Sustainability Model Cards: Extensions formalize environmental impacts—energy, carbon emissions, water usage—via domain-specific languages mapped directly into model card fields, supporting validation and SLA integration (Jouneaux et al., 25 Jul 2025).

5. Evaluation, Best Practices, and Impact

Empirical studies of thousands of model cards on public platforms reveal both broad adoption and significant documentation gaps, particularly around limitations, evaluation, and environmental sections (Liang et al., 2024, Mamirov et al., 13 Dec 2025). Automated scoring frameworks (weighted completeness rubrics across technical and safety-critical sections) operationalize the transparency and risk posture of each card and the associated model.

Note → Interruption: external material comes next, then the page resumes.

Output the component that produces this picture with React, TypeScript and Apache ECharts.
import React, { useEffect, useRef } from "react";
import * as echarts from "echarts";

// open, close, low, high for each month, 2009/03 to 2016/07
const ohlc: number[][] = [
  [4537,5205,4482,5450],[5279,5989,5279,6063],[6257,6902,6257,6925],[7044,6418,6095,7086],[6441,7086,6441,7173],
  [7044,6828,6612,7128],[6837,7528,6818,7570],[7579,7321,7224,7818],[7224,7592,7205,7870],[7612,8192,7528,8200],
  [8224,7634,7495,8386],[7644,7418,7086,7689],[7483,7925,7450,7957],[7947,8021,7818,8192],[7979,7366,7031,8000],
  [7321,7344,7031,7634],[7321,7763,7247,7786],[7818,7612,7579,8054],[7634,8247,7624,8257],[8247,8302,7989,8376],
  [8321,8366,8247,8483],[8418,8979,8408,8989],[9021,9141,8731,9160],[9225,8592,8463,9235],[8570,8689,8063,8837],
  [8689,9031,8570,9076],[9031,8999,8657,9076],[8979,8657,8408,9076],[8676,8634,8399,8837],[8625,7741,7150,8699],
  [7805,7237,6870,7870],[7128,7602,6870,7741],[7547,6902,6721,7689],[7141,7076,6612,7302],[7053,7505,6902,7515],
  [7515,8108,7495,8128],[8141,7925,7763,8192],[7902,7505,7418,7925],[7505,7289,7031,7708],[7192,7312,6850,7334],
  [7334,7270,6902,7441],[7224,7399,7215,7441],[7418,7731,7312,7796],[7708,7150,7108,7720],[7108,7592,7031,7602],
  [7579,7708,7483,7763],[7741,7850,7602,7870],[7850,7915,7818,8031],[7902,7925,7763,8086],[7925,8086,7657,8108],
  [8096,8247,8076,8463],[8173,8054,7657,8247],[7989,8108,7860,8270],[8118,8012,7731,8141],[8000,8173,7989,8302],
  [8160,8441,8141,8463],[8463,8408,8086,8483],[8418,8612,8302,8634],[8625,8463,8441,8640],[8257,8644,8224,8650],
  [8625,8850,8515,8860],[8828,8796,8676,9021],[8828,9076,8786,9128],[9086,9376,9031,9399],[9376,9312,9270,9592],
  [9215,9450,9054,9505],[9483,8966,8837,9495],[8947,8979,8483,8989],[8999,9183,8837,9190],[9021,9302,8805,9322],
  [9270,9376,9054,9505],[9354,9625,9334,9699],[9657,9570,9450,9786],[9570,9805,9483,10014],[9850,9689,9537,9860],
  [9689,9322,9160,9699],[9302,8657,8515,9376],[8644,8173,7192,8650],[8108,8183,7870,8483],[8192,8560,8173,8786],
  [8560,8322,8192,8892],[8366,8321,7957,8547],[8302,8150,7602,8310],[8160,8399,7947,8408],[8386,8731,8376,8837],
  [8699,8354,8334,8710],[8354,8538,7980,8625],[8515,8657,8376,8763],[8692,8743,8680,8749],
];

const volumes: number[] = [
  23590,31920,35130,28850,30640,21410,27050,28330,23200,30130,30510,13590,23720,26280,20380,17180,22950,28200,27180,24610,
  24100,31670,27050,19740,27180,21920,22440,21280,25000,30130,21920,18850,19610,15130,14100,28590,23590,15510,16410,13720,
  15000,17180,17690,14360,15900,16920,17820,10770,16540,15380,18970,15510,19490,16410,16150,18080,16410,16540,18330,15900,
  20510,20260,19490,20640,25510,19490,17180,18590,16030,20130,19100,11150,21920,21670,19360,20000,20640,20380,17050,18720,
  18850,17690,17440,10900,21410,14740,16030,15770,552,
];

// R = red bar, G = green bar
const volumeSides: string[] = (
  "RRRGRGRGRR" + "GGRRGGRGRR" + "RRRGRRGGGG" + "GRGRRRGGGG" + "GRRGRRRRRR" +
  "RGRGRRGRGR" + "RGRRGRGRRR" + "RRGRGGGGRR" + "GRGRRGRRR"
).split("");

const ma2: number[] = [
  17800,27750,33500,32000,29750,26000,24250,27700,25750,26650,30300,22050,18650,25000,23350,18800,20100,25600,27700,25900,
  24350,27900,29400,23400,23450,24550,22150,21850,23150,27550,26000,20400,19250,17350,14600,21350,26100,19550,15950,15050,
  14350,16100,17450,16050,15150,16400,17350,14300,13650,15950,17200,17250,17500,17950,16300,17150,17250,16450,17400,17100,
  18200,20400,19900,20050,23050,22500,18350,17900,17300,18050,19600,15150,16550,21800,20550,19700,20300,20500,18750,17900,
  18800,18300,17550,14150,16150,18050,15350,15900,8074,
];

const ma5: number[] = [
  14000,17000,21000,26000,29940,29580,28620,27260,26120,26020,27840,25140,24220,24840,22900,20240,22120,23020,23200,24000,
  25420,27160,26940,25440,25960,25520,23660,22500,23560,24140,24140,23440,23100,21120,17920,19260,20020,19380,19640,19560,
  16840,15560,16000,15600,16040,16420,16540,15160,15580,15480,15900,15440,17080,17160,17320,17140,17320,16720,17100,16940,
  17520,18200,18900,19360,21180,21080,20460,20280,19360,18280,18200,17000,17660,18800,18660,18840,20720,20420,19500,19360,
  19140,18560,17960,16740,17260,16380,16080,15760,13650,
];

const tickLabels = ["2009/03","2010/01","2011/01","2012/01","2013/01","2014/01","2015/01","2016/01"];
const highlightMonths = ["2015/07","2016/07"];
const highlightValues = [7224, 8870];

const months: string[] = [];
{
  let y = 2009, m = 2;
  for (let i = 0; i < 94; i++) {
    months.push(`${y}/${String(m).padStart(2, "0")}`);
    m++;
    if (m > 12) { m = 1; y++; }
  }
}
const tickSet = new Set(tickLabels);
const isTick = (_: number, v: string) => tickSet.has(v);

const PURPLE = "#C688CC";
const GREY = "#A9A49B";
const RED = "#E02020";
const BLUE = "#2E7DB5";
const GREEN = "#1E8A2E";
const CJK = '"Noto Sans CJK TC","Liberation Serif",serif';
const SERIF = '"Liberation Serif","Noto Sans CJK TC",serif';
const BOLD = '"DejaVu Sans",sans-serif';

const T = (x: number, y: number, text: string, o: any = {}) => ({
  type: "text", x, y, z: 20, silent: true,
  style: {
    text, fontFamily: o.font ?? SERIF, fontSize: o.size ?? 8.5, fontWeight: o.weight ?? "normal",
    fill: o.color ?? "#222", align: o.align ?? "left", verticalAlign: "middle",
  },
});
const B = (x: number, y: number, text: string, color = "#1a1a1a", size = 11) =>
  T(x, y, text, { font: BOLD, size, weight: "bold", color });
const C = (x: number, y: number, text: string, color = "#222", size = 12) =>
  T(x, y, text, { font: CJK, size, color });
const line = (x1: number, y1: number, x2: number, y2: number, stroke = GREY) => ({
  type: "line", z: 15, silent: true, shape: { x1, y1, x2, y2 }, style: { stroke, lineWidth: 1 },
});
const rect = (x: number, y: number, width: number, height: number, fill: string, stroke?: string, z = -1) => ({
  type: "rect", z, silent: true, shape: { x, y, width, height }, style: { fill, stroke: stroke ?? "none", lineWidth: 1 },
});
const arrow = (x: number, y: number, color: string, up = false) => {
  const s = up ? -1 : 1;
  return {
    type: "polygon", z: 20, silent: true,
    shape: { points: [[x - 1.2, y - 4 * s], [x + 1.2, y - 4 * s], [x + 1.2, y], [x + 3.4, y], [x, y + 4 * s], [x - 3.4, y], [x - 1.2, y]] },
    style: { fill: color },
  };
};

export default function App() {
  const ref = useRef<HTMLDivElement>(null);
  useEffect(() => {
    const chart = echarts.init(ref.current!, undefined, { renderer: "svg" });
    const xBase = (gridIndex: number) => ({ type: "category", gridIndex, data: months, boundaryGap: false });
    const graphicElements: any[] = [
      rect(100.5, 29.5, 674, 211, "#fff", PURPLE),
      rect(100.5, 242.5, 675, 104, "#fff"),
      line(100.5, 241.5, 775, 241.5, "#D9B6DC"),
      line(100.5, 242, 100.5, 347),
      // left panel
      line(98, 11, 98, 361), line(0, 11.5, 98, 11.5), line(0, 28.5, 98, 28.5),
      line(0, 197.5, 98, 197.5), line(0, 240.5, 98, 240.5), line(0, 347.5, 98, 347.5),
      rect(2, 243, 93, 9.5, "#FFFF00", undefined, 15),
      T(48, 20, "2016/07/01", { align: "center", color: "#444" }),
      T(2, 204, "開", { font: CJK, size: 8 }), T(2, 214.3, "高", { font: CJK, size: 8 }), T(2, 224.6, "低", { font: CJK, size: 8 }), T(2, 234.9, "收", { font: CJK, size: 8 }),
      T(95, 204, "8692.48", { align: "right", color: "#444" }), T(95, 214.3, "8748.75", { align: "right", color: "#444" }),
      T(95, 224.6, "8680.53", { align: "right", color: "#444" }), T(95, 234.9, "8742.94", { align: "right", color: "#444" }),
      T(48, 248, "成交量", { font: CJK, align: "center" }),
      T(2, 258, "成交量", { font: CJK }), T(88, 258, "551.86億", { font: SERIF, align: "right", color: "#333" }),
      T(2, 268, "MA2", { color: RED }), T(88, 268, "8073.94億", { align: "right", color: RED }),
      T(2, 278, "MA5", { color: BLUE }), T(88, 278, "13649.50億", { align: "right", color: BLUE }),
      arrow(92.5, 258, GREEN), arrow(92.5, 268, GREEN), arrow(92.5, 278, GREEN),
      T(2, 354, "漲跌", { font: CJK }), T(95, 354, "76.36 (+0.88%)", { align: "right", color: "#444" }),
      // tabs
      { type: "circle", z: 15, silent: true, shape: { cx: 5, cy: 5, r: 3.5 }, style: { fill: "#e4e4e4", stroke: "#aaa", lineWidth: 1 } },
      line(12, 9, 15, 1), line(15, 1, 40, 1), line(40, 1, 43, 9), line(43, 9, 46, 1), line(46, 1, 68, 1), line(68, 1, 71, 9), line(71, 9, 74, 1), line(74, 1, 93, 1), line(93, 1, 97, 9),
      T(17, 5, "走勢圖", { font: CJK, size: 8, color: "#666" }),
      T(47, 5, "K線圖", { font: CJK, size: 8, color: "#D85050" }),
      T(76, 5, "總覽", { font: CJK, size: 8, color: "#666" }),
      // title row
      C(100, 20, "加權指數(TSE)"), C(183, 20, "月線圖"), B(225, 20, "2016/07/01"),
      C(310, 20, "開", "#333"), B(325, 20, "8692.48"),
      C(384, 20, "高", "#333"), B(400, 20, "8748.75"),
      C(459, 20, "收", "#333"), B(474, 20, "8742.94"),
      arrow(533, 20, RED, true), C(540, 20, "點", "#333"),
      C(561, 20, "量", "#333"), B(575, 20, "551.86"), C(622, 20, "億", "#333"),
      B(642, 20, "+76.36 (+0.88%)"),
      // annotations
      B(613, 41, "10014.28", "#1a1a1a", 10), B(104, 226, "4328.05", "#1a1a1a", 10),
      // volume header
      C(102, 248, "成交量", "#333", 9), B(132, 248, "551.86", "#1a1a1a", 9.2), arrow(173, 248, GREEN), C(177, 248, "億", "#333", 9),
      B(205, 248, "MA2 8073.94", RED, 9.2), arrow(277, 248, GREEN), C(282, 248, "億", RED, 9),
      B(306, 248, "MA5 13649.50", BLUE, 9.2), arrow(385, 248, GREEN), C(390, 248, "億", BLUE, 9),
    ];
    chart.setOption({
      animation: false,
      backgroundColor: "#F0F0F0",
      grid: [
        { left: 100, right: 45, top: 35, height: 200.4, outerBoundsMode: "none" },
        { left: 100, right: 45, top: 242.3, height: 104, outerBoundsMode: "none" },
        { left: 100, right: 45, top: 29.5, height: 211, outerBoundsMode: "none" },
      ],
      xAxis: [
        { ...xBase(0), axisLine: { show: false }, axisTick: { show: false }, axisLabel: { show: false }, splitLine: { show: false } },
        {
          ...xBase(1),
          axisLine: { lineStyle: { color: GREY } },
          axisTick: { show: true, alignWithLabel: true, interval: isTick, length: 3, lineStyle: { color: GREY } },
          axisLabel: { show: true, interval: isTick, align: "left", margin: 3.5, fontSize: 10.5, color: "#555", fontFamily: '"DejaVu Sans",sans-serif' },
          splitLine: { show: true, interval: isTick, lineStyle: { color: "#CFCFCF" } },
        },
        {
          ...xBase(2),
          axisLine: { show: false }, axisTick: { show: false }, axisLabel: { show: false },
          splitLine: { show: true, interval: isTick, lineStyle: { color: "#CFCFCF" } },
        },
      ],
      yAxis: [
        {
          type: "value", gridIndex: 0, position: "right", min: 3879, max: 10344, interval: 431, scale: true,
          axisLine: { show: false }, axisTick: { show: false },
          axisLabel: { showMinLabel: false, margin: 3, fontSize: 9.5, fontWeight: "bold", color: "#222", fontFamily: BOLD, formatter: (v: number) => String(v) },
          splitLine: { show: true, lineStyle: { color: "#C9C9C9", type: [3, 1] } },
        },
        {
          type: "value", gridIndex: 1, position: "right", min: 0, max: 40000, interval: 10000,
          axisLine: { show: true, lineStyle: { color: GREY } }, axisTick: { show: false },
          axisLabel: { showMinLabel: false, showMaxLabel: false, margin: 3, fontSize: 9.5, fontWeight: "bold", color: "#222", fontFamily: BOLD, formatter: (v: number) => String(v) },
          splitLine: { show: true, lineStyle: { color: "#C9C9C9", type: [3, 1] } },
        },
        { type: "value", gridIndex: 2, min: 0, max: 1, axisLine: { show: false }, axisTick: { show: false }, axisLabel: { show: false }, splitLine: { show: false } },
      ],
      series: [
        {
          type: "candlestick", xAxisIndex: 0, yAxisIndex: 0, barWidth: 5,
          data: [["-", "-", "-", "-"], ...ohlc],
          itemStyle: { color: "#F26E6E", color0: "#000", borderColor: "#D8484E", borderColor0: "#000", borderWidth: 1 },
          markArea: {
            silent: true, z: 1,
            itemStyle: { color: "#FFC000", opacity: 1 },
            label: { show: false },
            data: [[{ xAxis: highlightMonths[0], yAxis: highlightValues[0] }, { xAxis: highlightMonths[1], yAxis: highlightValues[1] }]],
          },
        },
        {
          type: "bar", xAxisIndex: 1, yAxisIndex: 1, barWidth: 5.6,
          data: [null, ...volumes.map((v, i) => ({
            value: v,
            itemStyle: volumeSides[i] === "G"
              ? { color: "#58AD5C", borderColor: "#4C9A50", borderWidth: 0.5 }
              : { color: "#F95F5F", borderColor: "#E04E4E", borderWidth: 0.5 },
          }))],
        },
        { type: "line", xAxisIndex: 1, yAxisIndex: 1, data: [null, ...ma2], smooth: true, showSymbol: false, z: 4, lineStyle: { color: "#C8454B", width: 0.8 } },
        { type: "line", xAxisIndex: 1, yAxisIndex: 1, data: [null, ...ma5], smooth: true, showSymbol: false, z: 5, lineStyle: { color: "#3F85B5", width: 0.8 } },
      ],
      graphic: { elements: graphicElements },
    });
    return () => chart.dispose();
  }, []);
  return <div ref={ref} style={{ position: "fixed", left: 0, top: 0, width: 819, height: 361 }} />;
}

Intervention studies demonstrate that enhancing model card completeness is associated with increased model adoption and download rates (Liang et al., 2024). In regulated contexts, completeness directly enables or accelerates audit, certification, and compliance.

Best practices arising from large-scale analyses and qualitative audits include (Liang et al., 2024, Puhlfürß et al., 8 Jul 2025):

Prioritize clear, standardized section structure for core model, data, evaluation, and risk disclosures.
Provide machine-readable documentation alongside human-facing versions.
Disclose group-disaggregated metrics and subgroup limitations wherever possible.
Version cards with model updates and annotate all provenance and dependency information.
Include contact channels for feedback and continuous monitoring mechanisms.

6. New Directions: Interactivity, Provenance, and Verifiability

Model cards now serve as nodes in modern model ecosystems, interoperating with provenance repositories and attestation frameworks:

Interactive Model Cards: Human-centered, interactive UIs support non-experts and streamline critical review by presenting operational slices, real-time probing, and actionable guidance (Crisan et al., 2022).
Provenance Frameworks: Unified Model Records (UMR) extend traditional cards with semantically versioned, machine-actionable provenance metadata, supporting upstream/downstream tracing and automatic notifications on dependency changes (Wang et al., 2024).
Verifiable Cards: Pursuant to integrity and provenance guarantees, property and inference cards with SGX-backed attestations cryptographically bind each disclosure to trusted hardware-level measurement, supporting hardware-to-auditor trust handoff (Duddu et al., 2024).

This progression marks a critical shift from model cards as static regulatory artifacts to living, interoperable components in the responsible AI, quantum, and cyber-physical system landscape—enabling automated governance, comparability, and trustworthy deployment at scale.